We hold these truths to be self-evident, that all men are created equal, that they are endowed by their Creator with certain unalienable Rights, that among these are Life, Liberty and the pursuit of Happiness.–That to secure these rights, Governments are instituted among Men, deriving their just powers from the consent of the governed, –That whenever any Form of Government becomes destructive of these ends, it is the Right of the People to alter or to abolish it, and to institute new Government, laying its foundation on such principles and organizing its powers in such form, as to them shall seem most likely to effect their Safety and Happiness….
It was these words above that propelled both sides, the North and the South, to sacrifice their lives, fortunes, and honor to fight in what remains the deadliest war in American history, claiming 618,222 lives between 1861 and 1864. Thankfully, the North emerged victorious, putting to rest the ultimate mockery of the notion that all men are created equal.
George Santayana once said “Those who cannot remember the past are condemned to repeat it” and the incidence of war over the last 150 years bears out his somber warning.

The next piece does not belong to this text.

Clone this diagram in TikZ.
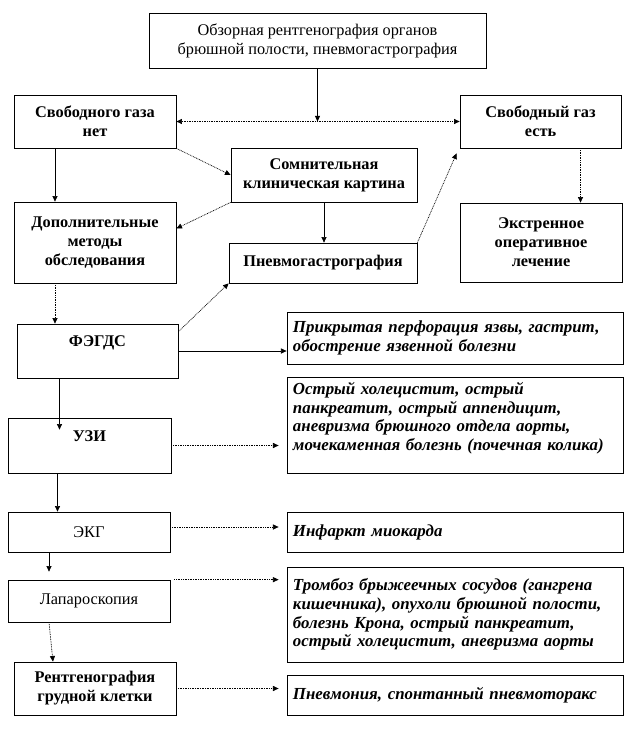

Gettysburg is now a tranquil field, dotted now with the graves of the dead and monuments to their sacrifice. My brother and I had a chance to visit in 2009 and I will share some of my photos below. I think it imperative that Americans, and all peace-loving people, make a pilgrimage to Gettysburg. The smell of death may be gone, but death lingers over that field, a memorial to those who “died to make men free” as the third stanza of the Battle Hymn of the Republic so quintessentially describes. The lesson to draw is not that war is never worth the cost, but that it costs so much.